AR presents an opportunity to fulfill that mission. Apple is already the platform on which many of us run our lives. We use our phones for communication, information, to socialize, to play; all jobs that can be enhanced with AR. AR is also achievable for Apple. We have already seen success of apps like Pokemon Go. What if Apple could incorporate AR into its OS? What if Apple could design the hardware that could complete the experience? This is the sort of thing Apple has traditionally done well: successfully incorporating hardware and software in a way that makes our lives easier. In Steve Jobs famously repeated mantra: “It just works. Seamlessly.”(2) (See below)
Whether or not Apple can achieve this goal without Jobs at the helm is unclear. An analysis of patent filings suggests that Apple has been working on AR for the last ten years (3). Last year it was reported that Apple was working on a pair of AR glasses, a trail Google famously failed to blaze (4). According to reporters Apple has assigned the “best of the best” to this initiative. This doesn’t mean we should expect iGlass anytime soon, of course. According to the Financial Times, the iGlass is likely more than a year off (5). Apple has invested extensive time and treasure in projects like these before–like the Apple car–only to pull the plug later. Of course, AR brings them back to their consumer electronics wheelhouse.

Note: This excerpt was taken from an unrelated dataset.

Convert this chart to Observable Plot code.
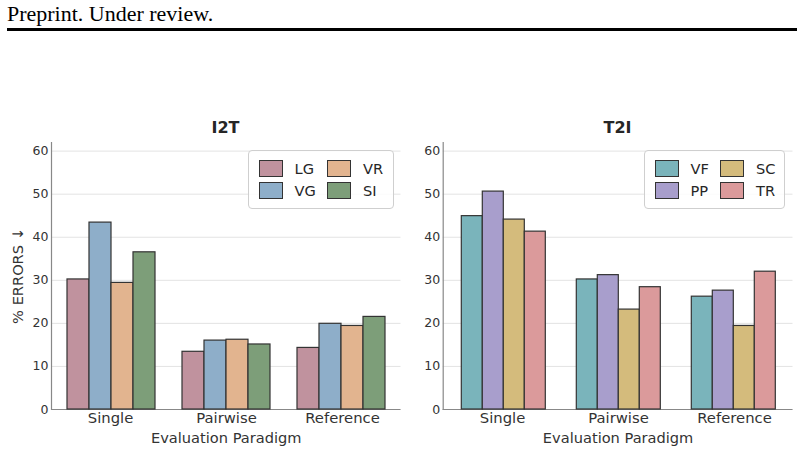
<!DOCTYPE html>
<html><head><meta charset="utf-8">
<script src="https://cdn.jsdelivr.net/npm/d3@7"></script>
<script src="https://cdn.jsdelivr.net/npm/@observablehq/plot@0.6"></script>
<style>
body{margin:0;background:#fff;}
#page{position:relative;width:804px;height:453px;overflow:hidden;font-family:"DejaVu Sans",sans-serif;}
.abs{position:absolute;}
.title{position:absolute;font-weight:bold;font-size:16px;color:#262626;transform:translate(-50%,-50%);white-space:nowrap;}
.legend{position:absolute;box-sizing:border-box;border:1px solid #cfcfcf;border-radius:4px;background:rgba(255,255,255,0.85);}
.sw{position:absolute;box-sizing:border-box;width:24px;height:17px;border:1.2px solid #333;}
.lt{position:absolute;font-size:14.6px;color:#262626;transform:translateY(-50%);white-space:nowrap;line-height:1;}
</style></head>
<body>
<div id="page">
  <svg class="abs" style="left:0;top:0" width="804" height="40">
    <text x="7" y="21" font-family="Liberation Serif, serif" font-size="20" transform="translate(7,0) scale(1.1,1) translate(-7,0)" fill="#000">Preprint. Under review.</text>
    <rect x="7" y="28" width="790" height="3" fill="#000"></rect>
  </svg>
  <div id="left" class="abs" style="left:0;top:130px"></div>
  <div id="right" class="abs" style="left:402px;top:130px"></div>
</div>
<script>
const paradigms = ["Single", "Pairwise", "Reference"];

const i2tSeries = ["LG", "VG", "VR", "SI"];
const i2tColors = ["#c0929e", "#8eaec9", "#e2b48f", "#7d9e79"];
const i2tLG = [30.2, 13.4, 14.3];
const i2tVG = [43.4, 16.0, 19.9];
const i2tVR = [29.4, 16.2, 19.4];
const i2tSI = [36.5, 15.1, 21.5];

const t2iSeries = ["VF", "PP", "SC", "TR"];
const t2iColors = ["#7ab4bb", "#a89ecc", "#d4bb7c", "#db9a9b"];
const t2iVF = [44.9, 30.2, 26.2];
const t2iPP = [50.6, 31.2, 27.6];
const t2iSC = [44.1, 23.2, 19.4];
const t2iTR = [41.3, 28.4, 32.0];

const yTicks = [0, 10, 20, 30, 40, 50, 60];
const yLabel = "% ERRORS ↓";
const xLabel = "Evaluation Paradigm";

function rows(series, values) {
  const out = [];
  paradigms.forEach((p, i) => series.forEach((s, j) => out.push({paradigm: p, series: s, value: values[j][i]})));
  return out;
}

const W = 402, H = 323, MT = 12, MB = 44;
const PI = 0.237, PO = 0.132;
const style = {fontFamily: "DejaVu Sans, sans-serif", fontSize: "12.5px", color: "#333", background: "transparent", overflow: "visible"};

function back(ml, mr, withYLabel) {
  const marks = [
    Plot.gridY(yTicks, {stroke: "#e3e3e3", strokeOpacity: 1, strokeWidth: 1}),
    Plot.axisY(yTicks, {tickSize: 0, tickPadding: 3, label: null, fontSize: 12.5, fill: "#333"}),
    Plot.axisX({tickSize: 0, tickPadding: 3, label: null, fontSize: 14.8, fill: "#333"}),
    Plot.text([xLabel], {frameAnchor: "bottom", dy: 29, fontSize: 14.6, fill: "#333", lineAnchor: "middle", textAnchor: "middle"}),
    Plot.ruleY([0], {stroke: "#888", strokeWidth: 1.2}),
    Plot.frame({anchor: "left", stroke: "#888", strokeWidth: 1.2})
  ];
  if (withYLabel) marks.push(Plot.text([yLabel], {frameAnchor: "left", dx: -33.5, rotate: -90, fontSize: 14.6, fill: "#333", lineAnchor: "middle", textAnchor: "middle"}));
  return Plot.plot({
    width: W, height: H, marginTop: MT, marginBottom: MB, marginLeft: ml, marginRight: mr,
    style,
    x: {domain: paradigms, paddingInner: PI, paddingOuter: PO, axis: null},
    y: {domain: [0, 62], axis: null},
    marks
  });
}

function front(ml, mr, series, colors, data) {
  return Plot.plot({
    width: W, height: H, marginTop: MT, marginBottom: MB, marginLeft: ml, marginRight: mr,
    style,
    fx: {domain: paradigms, paddingInner: PI, paddingOuter: PO, axis: null, label: null},
    x: {domain: series, padding: 0, axis: null},
    y: {domain: [0, 62], axis: null},
    color: {domain: series, range: colors},
    marks: [
      Plot.barY(data, {fx: "paradigm", x: "series", y: "value", fill: "series", stroke: "#333", strokeWidth: 1.2, inset: 0})
    ]
  });
}

function legend(container, series, colors, boxLeft, boxWidth, col2Off) {
  const box = document.createElement("div");
  box.className = "legend";
  box.style.left = boxLeft + "px"; box.style.top = "20px";
  box.style.width = boxWidth + "px"; box.style.height = "59px";
  series.forEach((s, k) => {
    const col = Math.floor(k / 2), row = k % 2;
    const sw = document.createElement("div");
    sw.className = "sw";
    sw.style.background = colors[k];
    sw.style.left = (10 + col * col2Off) + "px";
    sw.style.top = (9 + row * 22) + "px";
    box.appendChild(sw);
    const t = document.createElement("div");
    t.className = "lt";
    t.textContent = s;
    t.style.left = (46 + col * col2Off) + "px";
    t.style.top = (18 + row * 22) + "px";
    box.appendChild(t);
  });
  container.appendChild(box);
}

function chart(id, title, ml, mr, series, colors, values, titleX, boxLeft, boxWidth, col2Off, withYLabel) {
  const el = document.getElementById(id);
  el.style.width = W + "px"; el.style.height = H + "px";
  const b = back(ml, mr, withYLabel); b.style.position = "absolute"; b.style.left = "0"; b.style.top = "0";
  const f = front(ml, mr, series, colors, rows(series, values)); f.style.position = "absolute"; f.style.left = "0"; f.style.top = "0";
  el.appendChild(b); el.appendChild(f);
  const t = document.createElement("div");
  t.className = "title"; t.textContent = title;
  t.style.left = titleX + "px"; t.style.top = "-3px";
  el.appendChild(t);
  legend(el, series, colors, boxLeft, boxWidth, col2Off);
}

chart("left", "I2T", 51, 1.5, i2tSeries, i2tColors, [i2tLG, i2tVG, i2tVR, i2tSI], 225.5, 247.5, 146, 68.5, true);
chart("right", "T2I", 40.7, 11.5, t2iSeries, t2iColors, [t2iVF, t2iPP, t2iSC, t2iTR], 215.5, 241.5, 141.5, 65.5, false);
</script>
</body></html>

Unlike the Apple Car, however, succeeding in AR is probably a strategic necessity for Apple. Today Apple enjoys juicy rents at the top of the smartphone world, but customers aren’t going to accept mediocrity forever. If Apple doesn’t introduce the next-big-thing in the next couple years, someone else will. Falling behind the innovation curve could mean a sudden fall from grace for one of the world’s biggest cash cows. So, given its reasons for taking AR seriously, the firm’s traditional competencies and the resources it can invest in AR, there’s reason to believe that it will be Apple that makes AR a part of our daily lives.
Student comments on After years of stagnant innovation, could AR be Apple’s next big play?
Thanks for the post, James. I think one of the major competitive advantages that Apple has in the space is industrial design. Simply said, Apple makes beautiful objects. One of the main reasons why others, notably Google, have faced resistance and adaption has been hardware-related. The physical experience is clunky, invasive, and odd. We still witness this today with Hololens and Oculus. The fact that these “objects” are being placed on people’s faces and in clear, unobstructed view means that design is of even greater importance, relative to phones and computers, which can be out of sight. I’m curious to see–pun intended–wear VR industrial design goes. Apple is certainly well positioned to be successful in this space.